- _The exercise_
Begin with the first line below and retype each line exactly through the line containing "velocity = np.arange(-2020, 1980, 34)". Any pictures are to be left out.

## BEGIN

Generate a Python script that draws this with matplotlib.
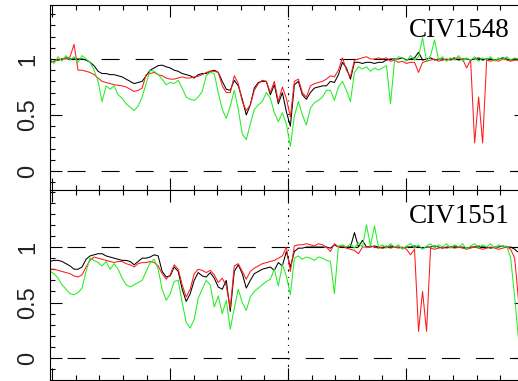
import matplotlib.pyplot as plt
import numpy as np
from matplotlib.ticker import MultipleLocator

plt.rcParams['lines.scale_dashes'] = False

# velocity grid of the spectra (km/s), one point per channel
velocity = np.arange(-2020, 1980, 34)

# CIV 1548 normalised flux, three epochs
civ1548_black = [
    0.97, 0.98, 0.99, 1.00, 1.01, 1.00, 1.00, 1.00, 1.00, 0.99,
    0.97, 0.94, 0.89, 0.87, 0.87, 0.86, 0.86, 0.85, 0.84, 0.82,
    0.80, 0.78, 0.79, 0.80, 0.85, 0.90, 0.92, 0.94, 0.945, 0.93,
    0.92, 0.90, 0.89, 0.87, 0.86, 0.85, 0.83, 0.86, 0.87, 0.87,
    0.89, 0.90, 0.88, 0.80, 0.73, 0.72, 0.81, 0.76, 0.64, 0.50,
    0.59, 0.74, 0.79, 0.80, 0.80, 0.68, 0.77, 0.60, 0.70, 0.53,
    0.40, 0.77, 0.80, 0.68, 0.64, 0.70, 0.74, 0.75, 0.76, 0.76,
    0.80, 0.79, 0.86, 0.97, 0.92, 0.82, 0.97, 0.97, 0.96, 0.97,
    0.97, 0.96, 0.97, 0.97, 0.99, 1.00, 1.00, 1.00, 1.01, 0.99,
    1.00, 1.01, 1.06, 0.99, 1.00, 1.01, 0.99, 1.00, 1.00, 0.99,
    1.00, 1.01, 0.99, 1.00, 1.00, 0.99, 1.00, 1.01, 0.99, 1.00,
    1.00, 0.99, 1.00, 1.01, 1.00, 0.99, 1.00, 1.00]
civ1548_red = [
    0.97, 0.98, 0.99, 1.00, 1.00, 1.02, 1.13, 0.90, 0.90, 0.89,
    0.88, 0.86, 0.83, 0.80, 0.79, 0.78, 0.77, 0.765, 0.76, 0.75,
    0.73, 0.71, 0.72, 0.74, 0.86, 0.87, 0.88, 0.86, 0.85, 0.83,
    0.82, 0.82, 0.83, 0.84, 0.83, 0.83, 0.84, 0.845, 0.86, 0.88,
    0.89, 0.89, 0.88, 0.76, 0.70, 0.70, 0.85, 0.78, 0.62, 0.54,
    0.59, 0.72, 0.78, 0.81, 0.80, 0.70, 0.80, 0.62, 0.75, 0.65,
    0.48, 0.80, 0.82, 0.70, 0.66, 0.76, 0.78, 0.79, 0.80, 0.82,
    0.85, 0.84, 0.90, 1.01, 0.90, 0.84, 0.99, 1.00, 1.01, 1.02,
    1.00, 1.00, 1.01, 1.00, 1.01, 0.98, 0.99, 0.97, 0.98, 0.96,
    0.97, 0.97, 0.88, 0.97, 0.98, 0.99, 1.00, 0.98, 0.99, 1.00,
    0.99, 1.00, 1.01, 1.00, 0.92, 0.99, 0.25, 0.66, 0.25, 0.99,
    0.98, 0.99, 0.98, 1.00, 0.99, 0.98, 0.99, 0.99]
civ1548_green = [
    1.00, 0.96, 1.02, 0.98, 1.03, 0.99, 1.02, 0.97, 1.03, 1.00,
    0.97, 0.90, 0.80, 0.62, 0.76, 0.73, 0.76, 0.68, 0.65, 0.60,
    0.57, 0.54, 0.58, 0.66, 0.78, 0.90, 0.89, 0.86, 0.82, 0.77,
    0.79, 0.78, 0.81, 0.74, 0.66, 0.64, 0.63, 0.66, 0.71, 0.85,
    0.88, 0.87, 0.70, 0.55, 0.47, 0.58, 0.72, 0.55, 0.33, 0.28,
    0.42, 0.55, 0.59, 0.62, 0.70, 0.65, 0.52, 0.44, 0.52, 0.42,
    0.22, 0.49, 0.62, 0.50, 0.41, 0.56, 0.61, 0.63, 0.66, 0.72,
    0.72, 0.63, 0.75, 0.80, 0.72, 0.62, 0.88, 0.93, 0.91, 0.93,
    0.89, 0.92, 0.90, 0.92, 0.94, 0.60, 0.98, 1.02, 1.01, 0.98,
    1.03, 0.99, 1.02, 1.19, 0.98, 1.03, 1.17, 0.99, 1.02, 0.98,
    1.01, 0.99, 1.03, 0.98, 1.01, 0.99, 1.02, 0.98, 1.01, 0.99,
    1.02, 0.98, 1.01, 0.99, 1.02, 0.99, 1.01, 1.00]

# CIV 1551 normalised flux, same epochs
civ1551_black = [
    0.87, 0.88, 0.88, 0.87, 0.85, 0.83, 0.80, 0.80, 0.82, 0.89,
    0.92, 0.93, 0.94, 0.94, 0.92, 0.91, 0.90, 0.89, 0.88, 0.88,
    0.87, 0.84, 0.87, 0.90, 0.90, 0.91, 0.93, 0.92, 0.78, 0.73,
    0.74, 0.82, 0.78, 0.62, 0.51, 0.58, 0.70, 0.77, 0.74, 0.73,
    0.77, 0.72, 0.64, 0.62, 0.70, 0.42, 0.78, 0.84, 0.76, 0.63,
    0.70, 0.76, 0.78, 0.80, 0.81, 0.82, 0.79, 0.86, 0.83, 0.96,
    0.82, 0.96, 0.99, 0.99, 1.00, 1.00, 1.00, 1.00, 1.00, 1.00,
    0.99, 1.02, 1.00, 1.00, 1.00, 1.00, 1.13, 1.00, 1.06, 1.00,
    1.00, 1.01, 1.00, 0.99, 1.00, 1.01, 1.00, 1.00, 0.99, 1.00,
    1.00, 1.01, 1.00, 0.99, 1.00, 1.00, 1.01, 1.00, 0.99, 1.00,
    1.00, 1.01, 1.00, 1.00, 0.99, 1.00, 1.00, 1.01, 1.00, 1.00,
    0.99, 1.00, 1.00, 1.01, 1.00, 1.00, 0.98, 0.95]
civ1551_red = [
    0.80, 0.80, 0.79, 0.78, 0.77, 0.76, 0.74, 0.73, 0.75, 0.82,
    0.88, 0.91, 0.90, 0.89, 0.88, 0.87, 0.86, 0.87, 0.87, 0.85,
    0.84, 0.82, 0.85, 0.86, 0.86, 0.87, 0.86, 0.83, 0.76, 0.71,
    0.75, 0.84, 0.80, 0.66, 0.55, 0.62, 0.76, 0.80, 0.79, 0.77,
    0.79, 0.75, 0.68, 0.72, 0.65, 0.45, 0.83, 0.85, 0.78, 0.71,
    0.78, 0.81, 0.83, 0.85, 0.86, 0.87, 0.88, 0.90, 0.92, 1.00,
    0.78, 1.01, 1.02, 1.02, 1.03, 1.02, 1.01, 1.03, 1.02, 1.00,
    0.96, 1.03, 1.00, 1.01, 0.99, 0.98, 0.97, 0.94, 1.00, 1.00,
    1.01, 1.00, 0.99, 1.00, 1.01, 0.99, 1.00, 0.99, 1.00, 0.98,
    0.93, 0.98, 0.24, 0.60, 0.24, 0.99, 0.98, 0.99, 1.00, 0.99,
    1.00, 0.99, 1.00, 0.99, 0.98, 0.99, 1.00, 0.99, 0.98, 0.99,
    1.00, 0.99, 0.98, 0.99, 1.00, 0.98, 0.90, 0.50]
civ1551_green = [
    0.78, 0.76, 0.72, 0.66, 0.62, 0.58, 0.57, 0.59, 0.63, 0.78,
    0.90, 0.88, 0.86, 0.83, 0.87, 0.80, 0.85, 0.80, 0.72, 0.66,
    0.64, 0.66, 0.68, 0.70, 0.78, 0.86, 0.89, 0.80, 0.62, 0.52,
    0.58, 0.69, 0.70, 0.50, 0.32, 0.27, 0.35, 0.54, 0.62, 0.70,
    0.66, 0.46, 0.56, 0.40, 0.52, 0.26, 0.45, 0.62, 0.50, 0.43,
    0.55, 0.60, 0.63, 0.66, 0.69, 0.71, 0.80, 0.65, 0.84, 0.74,
    0.57, 0.90, 0.92, 0.89, 0.91, 0.90, 0.88, 0.91, 0.90, 0.88,
    0.87, 0.58, 1.01, 1.02, 1.00, 1.03, 0.99, 1.04, 1.00, 1.20,
    1.01, 1.19, 1.00, 1.02, 0.99, 1.03, 1.00, 1.02, 0.98, 1.01,
    1.03, 0.99, 1.02, 0.98, 1.01, 1.03, 0.99, 1.02, 1.00, 1.03,
    0.99, 1.02, 1.00, 1.03, 0.98, 1.01, 1.03, 0.99, 1.02, 1.00,
    1.03, 0.99, 1.02, 1.00, 1.01, 0.90, 0.55, 0.15]

yticks = [0, 0.5, 1]
yticklabels = ["0", "0.5", "1"]


def drawPanel(ax, black, red, green, name, ylim):
    ax.axhline(0, color="black", lw=0.8, ls=(12.2, (13, 11.5)), zorder=1)
    ax.axhline(1, color="black", lw=0.8, ls=(12.2, (13, 11.5)), zorder=1)
    ax.axvline(0, color="black", lw=0.8, ls=(0, (1.5, 3.8, 0.7, 3.8)), zorder=1)
    ax.plot(velocity, black, color="black", lw=0.75)
    ax.plot(velocity, red, color="#ff1a1a", lw=0.75)
    ax.plot(velocity, green, color="#22ee22", lw=0.75)
    ax.set_xlim(-2020, 2020)
    ax.set_ylim(*ylim)
    ax.xaxis.set_major_locator(MultipleLocator(1000))
    ax.xaxis.set_minor_locator(MultipleLocator(200))
    ax.yaxis.set_minor_locator(MultipleLocator(0.1))
    ax.set_yticks(yticks)
    ax.set_yticklabels(yticklabels, rotation=90, va="center",
                       family="Liberation Sans", fontsize=17, color="#222222")
    ax.tick_params(which="both", direction="in", top=True, right=True,
                   labelbottom=False, width=0.8, pad=8)
    ax.tick_params(which="major", length=8.6)
    ax.tick_params(which="minor", length=3.6)
    for spine in ax.spines.values():
        spine.set_linewidth(0.8)
    ax.text(0.966, 0.86, name, transform=ax.transAxes, ha="right", va="center",
            family="Liberation Serif", fontsize=19.5)


fig = plt.figure(figsize=(5.18, 3.81), dpi=100)
top = fig.add_axes([50 / 518, 191 / 381, 476 / 518, 185 / 381])
bottom = fig.add_axes([50 / 518, 1 / 381, 476 / 518, 190 / 381])

drawPanel(top, civ1548_black, civ1548_red, civ1548_green, "CIV1548", (-0.17, 1.482))
drawPanel(bottom, civ1551_black, civ1551_red, civ1551_green, "CIV1551", (-0.198, 1.514))

fig.savefig("out.png", dpi=100)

## END

- _Exercise output_
Generate a Python script that draws this with matplotlib.
import matplotlib.pyplot as plt
import numpy as np
from matplotlib.ticker import MultipleLocator

plt.rcParams['lines.scale_dashes'] = False

# velocity grid of the spectra (km/s), one point per channel
velocity = np.arange(-2020, 1980, 34)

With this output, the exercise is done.